§ **Exercise directions**
In your copy, leave out the pictures; write out all the data exactly.

§ **Data**
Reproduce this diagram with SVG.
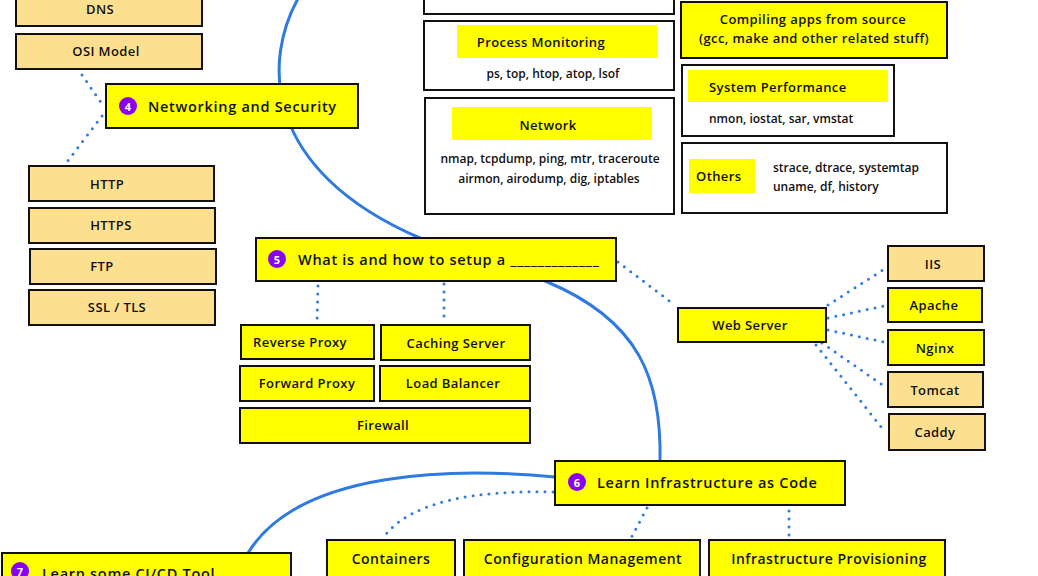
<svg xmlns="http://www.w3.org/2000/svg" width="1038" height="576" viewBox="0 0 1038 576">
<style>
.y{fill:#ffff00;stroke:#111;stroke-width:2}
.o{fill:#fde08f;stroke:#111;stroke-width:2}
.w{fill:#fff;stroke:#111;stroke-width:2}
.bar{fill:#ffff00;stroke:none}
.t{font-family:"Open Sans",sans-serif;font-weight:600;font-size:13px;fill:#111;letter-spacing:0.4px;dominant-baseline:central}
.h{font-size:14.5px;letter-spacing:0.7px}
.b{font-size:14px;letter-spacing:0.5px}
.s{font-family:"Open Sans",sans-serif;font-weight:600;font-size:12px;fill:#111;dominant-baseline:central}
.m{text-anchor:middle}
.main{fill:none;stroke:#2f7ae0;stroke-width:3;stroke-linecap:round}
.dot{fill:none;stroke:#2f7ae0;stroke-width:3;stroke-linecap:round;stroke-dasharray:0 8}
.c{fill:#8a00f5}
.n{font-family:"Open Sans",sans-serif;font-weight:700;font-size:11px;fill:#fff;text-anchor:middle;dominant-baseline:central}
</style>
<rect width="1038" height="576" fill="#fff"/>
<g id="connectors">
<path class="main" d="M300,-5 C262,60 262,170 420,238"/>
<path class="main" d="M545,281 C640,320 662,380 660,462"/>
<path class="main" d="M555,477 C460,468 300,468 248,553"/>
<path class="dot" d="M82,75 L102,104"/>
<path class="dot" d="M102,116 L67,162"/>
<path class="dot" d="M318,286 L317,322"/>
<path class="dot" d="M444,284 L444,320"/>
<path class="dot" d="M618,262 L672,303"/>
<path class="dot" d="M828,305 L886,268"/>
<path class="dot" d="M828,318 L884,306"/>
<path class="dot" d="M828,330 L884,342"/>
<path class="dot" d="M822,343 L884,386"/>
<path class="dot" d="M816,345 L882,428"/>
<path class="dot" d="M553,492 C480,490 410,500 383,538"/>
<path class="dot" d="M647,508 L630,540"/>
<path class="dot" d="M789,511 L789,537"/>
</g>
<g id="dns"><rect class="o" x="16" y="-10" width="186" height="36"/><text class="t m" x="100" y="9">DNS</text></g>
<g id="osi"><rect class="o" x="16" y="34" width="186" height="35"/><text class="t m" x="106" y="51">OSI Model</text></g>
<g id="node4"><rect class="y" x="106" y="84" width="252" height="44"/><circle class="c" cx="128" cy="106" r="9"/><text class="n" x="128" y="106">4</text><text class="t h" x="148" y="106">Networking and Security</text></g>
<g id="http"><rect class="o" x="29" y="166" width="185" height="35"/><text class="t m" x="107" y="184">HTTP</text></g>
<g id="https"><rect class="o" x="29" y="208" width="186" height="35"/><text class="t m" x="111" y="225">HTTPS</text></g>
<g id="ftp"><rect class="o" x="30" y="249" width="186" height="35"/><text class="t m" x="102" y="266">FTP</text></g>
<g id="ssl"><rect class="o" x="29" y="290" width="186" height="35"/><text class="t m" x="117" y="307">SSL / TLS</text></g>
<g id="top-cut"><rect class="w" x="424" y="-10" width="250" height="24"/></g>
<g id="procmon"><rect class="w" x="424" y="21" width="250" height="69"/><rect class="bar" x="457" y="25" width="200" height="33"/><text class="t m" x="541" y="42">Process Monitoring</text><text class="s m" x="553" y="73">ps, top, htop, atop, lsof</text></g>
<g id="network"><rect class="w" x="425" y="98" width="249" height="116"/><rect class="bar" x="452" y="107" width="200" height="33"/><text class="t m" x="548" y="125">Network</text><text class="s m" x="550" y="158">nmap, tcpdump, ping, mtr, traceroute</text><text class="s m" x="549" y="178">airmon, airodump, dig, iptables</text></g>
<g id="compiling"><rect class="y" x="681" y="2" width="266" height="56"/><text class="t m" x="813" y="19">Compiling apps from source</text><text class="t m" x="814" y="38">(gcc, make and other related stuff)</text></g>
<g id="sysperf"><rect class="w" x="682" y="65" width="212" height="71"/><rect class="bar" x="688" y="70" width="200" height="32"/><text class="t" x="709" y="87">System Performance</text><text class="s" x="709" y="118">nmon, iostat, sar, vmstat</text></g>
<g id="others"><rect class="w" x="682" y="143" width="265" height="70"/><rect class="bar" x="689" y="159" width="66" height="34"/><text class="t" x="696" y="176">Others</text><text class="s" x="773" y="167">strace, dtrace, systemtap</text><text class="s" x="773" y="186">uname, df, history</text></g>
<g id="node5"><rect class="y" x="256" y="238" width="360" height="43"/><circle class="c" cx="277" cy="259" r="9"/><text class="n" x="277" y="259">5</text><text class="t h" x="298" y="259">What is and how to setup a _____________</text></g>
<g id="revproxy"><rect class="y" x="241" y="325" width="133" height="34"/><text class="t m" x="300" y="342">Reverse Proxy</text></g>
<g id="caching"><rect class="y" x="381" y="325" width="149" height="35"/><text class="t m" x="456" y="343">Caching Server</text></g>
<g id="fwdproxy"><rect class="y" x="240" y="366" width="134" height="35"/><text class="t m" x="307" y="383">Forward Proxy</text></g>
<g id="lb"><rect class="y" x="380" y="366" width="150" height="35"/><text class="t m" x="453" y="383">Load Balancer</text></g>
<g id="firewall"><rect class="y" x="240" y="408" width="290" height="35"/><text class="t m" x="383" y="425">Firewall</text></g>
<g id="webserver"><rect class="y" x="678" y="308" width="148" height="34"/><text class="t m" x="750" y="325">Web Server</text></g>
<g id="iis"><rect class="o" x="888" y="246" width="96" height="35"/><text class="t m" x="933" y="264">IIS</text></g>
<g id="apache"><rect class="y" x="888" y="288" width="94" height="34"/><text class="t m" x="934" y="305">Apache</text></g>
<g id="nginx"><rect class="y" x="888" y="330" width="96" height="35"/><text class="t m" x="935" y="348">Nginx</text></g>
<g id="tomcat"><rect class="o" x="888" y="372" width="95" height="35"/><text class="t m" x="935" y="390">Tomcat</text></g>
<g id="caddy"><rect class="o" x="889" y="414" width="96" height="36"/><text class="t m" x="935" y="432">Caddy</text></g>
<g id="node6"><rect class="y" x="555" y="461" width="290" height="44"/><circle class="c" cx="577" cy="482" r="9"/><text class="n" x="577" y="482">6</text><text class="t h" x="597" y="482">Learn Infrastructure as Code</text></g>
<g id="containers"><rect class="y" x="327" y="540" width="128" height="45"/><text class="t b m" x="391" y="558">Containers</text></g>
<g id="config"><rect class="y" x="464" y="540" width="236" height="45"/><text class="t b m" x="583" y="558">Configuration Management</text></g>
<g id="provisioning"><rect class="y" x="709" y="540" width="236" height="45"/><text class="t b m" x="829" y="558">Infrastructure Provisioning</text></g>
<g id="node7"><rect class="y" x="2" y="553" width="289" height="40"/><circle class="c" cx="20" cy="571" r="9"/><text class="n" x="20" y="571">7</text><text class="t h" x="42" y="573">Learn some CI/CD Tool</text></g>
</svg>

§ **Written response**
Reproduce this diagram with SVG.
<svg xmlns="http://www.w3.org/2000/svg" width="1038" height="576" viewBox="0 0 1038 576">
<style>
.y{fill:#ffff00;stroke:#111;stroke-width:2}
.o{fill:#fde08f;stroke:#111;stroke-width:2}
.w{fill:#fff;stroke:#111;stroke-width:2}
.bar{fill:#ffff00;stroke:none}
.t{font-family:"Open Sans",sans-serif;font-weight:600;font-size:13px;fill:#111;letter-spacing:0.4px;dominant-baseline:central}
.h{font-size:14.5px;letter-spacing:0.7px}
.b{font-size:14px;letter-spacing:0.5px}
.s{font-family:"Open Sans",sans-serif;font-weight:600;font-size:12px;fill:#111;dominant-baseline:central}
.m{text-anchor:middle}
.main{fill:none;stroke:#2f7ae0;stroke-width:3;stroke-linecap:round}
.dot{fill:none;stroke:#2f7ae0;stroke-width:3;stroke-linecap:round;stroke-dasharray:0 8}
.c{fill:#8a00f5}
.n{font-family:"Open Sans",sans-serif;font-weight:700;font-size:11px;fill:#fff;text-anchor:middle;dominant-baseline:central}
</style>
<rect width="1038" height="576" fill="#fff"/>
<g id="connectors">
<path class="main" d="M300,-5 C262,60 262,170 420,238"/>
<path class="main" d="M545,281 C640,320 662,380 660,462"/>
<path class="main" d="M555,477 C460,468 300,468 248,553"/>
<path class="dot" d="M82,75 L102,104"/>
<path class="dot" d="M102,116 L67,162"/>
<path class="dot" d="M318,286 L317,322"/>
<path class="dot" d="M444,284 L444,320"/>
<path class="dot" d="M618,262 L672,303"/>
<path class="dot" d="M828,305 L886,268"/>
<path class="dot" d="M828,318 L884,306"/>
<path class="dot" d="M828,330 L884,342"/>
<path class="dot" d="M822,343 L884,386"/>
<path class="dot" d="M816,345 L882,428"/>
<path class="dot" d="M553,492 C480,490 410,500 383,538"/>
<path class="dot" d="M647,508 L630,540"/>
<path class="dot" d="M789,511 L789,537"/>
</g>
<g id="dns"><rect class="o" x="16" y="-10" width="186" height="36"/><text class="t m" x="100" y="9">DNS</text></g>
<g id="osi"><rect class="o" x="16" y="34" width="186" height="35"/><text class="t m" x="106" y="51">OSI Model</text></g>
<g id="node4"><rect class="y" x="106" y="84" width="252" height="44"/><circle class="c" cx="128" cy="106" r="9"/><text class="n" x="128" y="106">4</text><text class="t h" x="148" y="106">Networking and Security</text></g>
<g id="http"><rect class="o" x="29" y="166" width="185" height="35"/><text class="t m" x="107" y="184">HTTP</text></g>
<g id="https"><rect class="o" x="29" y="208" width="186" height="35"/><text class="t m" x="111" y="225">HTTPS</text></g>
<g id="ftp"><rect class="o" x="30" y="249" width="186" height="35"/><text class="t m" x="102" y="266">FTP</text></g>
<g id="ssl"><rect class="o" x="29" y="290" width="186" height="35"/><text class="t m" x="117" y="307">SSL / TLS</text></g>
<g id="top-cut"><rect class="w" x="424" y="-10" width="250" height="24"/></g>
<g id="procmon"><rect class="w" x="424" y="21" width="250" height="69"/><rect class="bar" x="457" y="25" width="200" height="33"/><text class="t m" x="541" y="42">Process Monitoring</text><text class="s m" x="553" y="73">ps, top, htop, atop, lsof</text></g>
<g id="network"><rect class="w" x="425" y="98" width="249" height="116"/><rect class="bar" x="452" y="107" width="200" height="33"/><text class="t m" x="548" y="125">Network</text><text class="s m" x="550" y="158">nmap, tcpdump, ping, mtr, traceroute</text><text class="s m" x="549" y="178">airmon, airodump, dig, iptables</text></g>
<g id="compiling"><rect class="y" x="681" y="2" width="266" height="56"/><text class="t m" x="813" y="19">Compiling apps from source</text><text class="t m" x="814" y="38">(gcc, make and other related stuff)</text></g>
<g id="sysperf"><rect class="w" x="682" y="65" width="212" height="71"/><rect class="bar" x="688" y="70" width="200" height="32"/><text class="t" x="709" y="87">System Performance</text><text class="s" x="709" y="118">nmon, iostat, sar, vmstat</text></g>
<g id="others"><rect class="w" x="682" y="143" width="265" height="70"/><rect class="bar" x="689" y="159" width="66" height="34"/><text class="t" x="696" y="176">Others</text><text class="s" x="773" y="167">strace, dtrace, systemtap</text><text class="s" x="773" y="186">uname, df, history</text></g>
<g id="node5"><rect class="y" x="256" y="238" width="360" height="43"/><circle class="c" cx="277" cy="259" r="9"/><text class="n" x="277" y="259">5</text><text class="t h" x="298" y="259">What is and how to setup a _____________</text></g>
<g id="revproxy"><rect class="y" x="241" y="325" width="133" height="34"/><text class="t m" x="300" y="342">Reverse Proxy</text></g>
<g id="caching"><rect class="y" x="381" y="325" width="149" height="35"/><text class="t m" x="456" y="343">Caching Server</text></g>
<g id="fwdproxy"><rect class="y" x="240" y="366" width="134" height="35"/><text class="t m" x="307" y="383">Forward Proxy</text></g>
<g id="lb"><rect class="y" x="380" y="366" width="150" height="35"/><text class="t m" x="453" y="383">Load Balancer</text></g>
<g id="firewall"><rect class="y" x="240" y="408" width="290" height="35"/><text class="t m" x="383" y="425">Firewall</text></g>
<g id="webserver"><rect class="y" x="678" y="308" width="148" height="34"/><text class="t m" x="750" y="325">Web Server</text></g>
<g id="iis"><rect class="o" x="888" y="246" width="96" height="35"/><text class="t m" x="933" y="264">IIS</text></g>
<g id="apache"><rect class="y" x="888" y="288" width="94" height="34"/><text class="t m" x="934" y="305">Apache</text></g>
<g id="nginx"><rect class="y" x="888" y="330" width="96" height="35"/><text class="t m" x="935" y="348">Nginx</text></g>
<g id="tomcat"><rect class="o" x="888" y="372" width="95" height="35"/><text class="t m" x="935" y="390">Tomcat</text></g>
<g id="caddy"><rect class="o" x="889" y="414" width="96" height="36"/><text class="t m" x="935" y="432">Caddy</text></g>
<g id="node6"><rect class="y" x="555" y="461" width="290" height="44"/><circle class="c" cx="577" cy="482" r="9"/><text class="n" x="577" y="482">6</text><text class="t h" x="597" y="482">Learn Infrastructure as Code</text></g>
<g id="containers"><rect class="y" x="327" y="540" width="128" height="45"/><text class="t b m" x="391" y="558">Containers</text></g>
<g id="config"><rect class="y" x="464" y="540" width="236" height="45"/><text class="t b m" x="583" y="558">Configuration Management</text></g>
<g id="provisioning"><rect class="y" x="709" y="540" width="236" height="45"/><text class="t b m" x="829" y="558">Infrastructure Provisioning</text></g>
<g id="node7"><rect class="y" x="2" y="553" width="289" height="40"/><circle class="c" cx="20" cy="571" r="9"/><text class="n" x="20" y="571">7</text><text class="t h" x="42" y="573">Learn some CI/CD Tool</text></g>
</svg>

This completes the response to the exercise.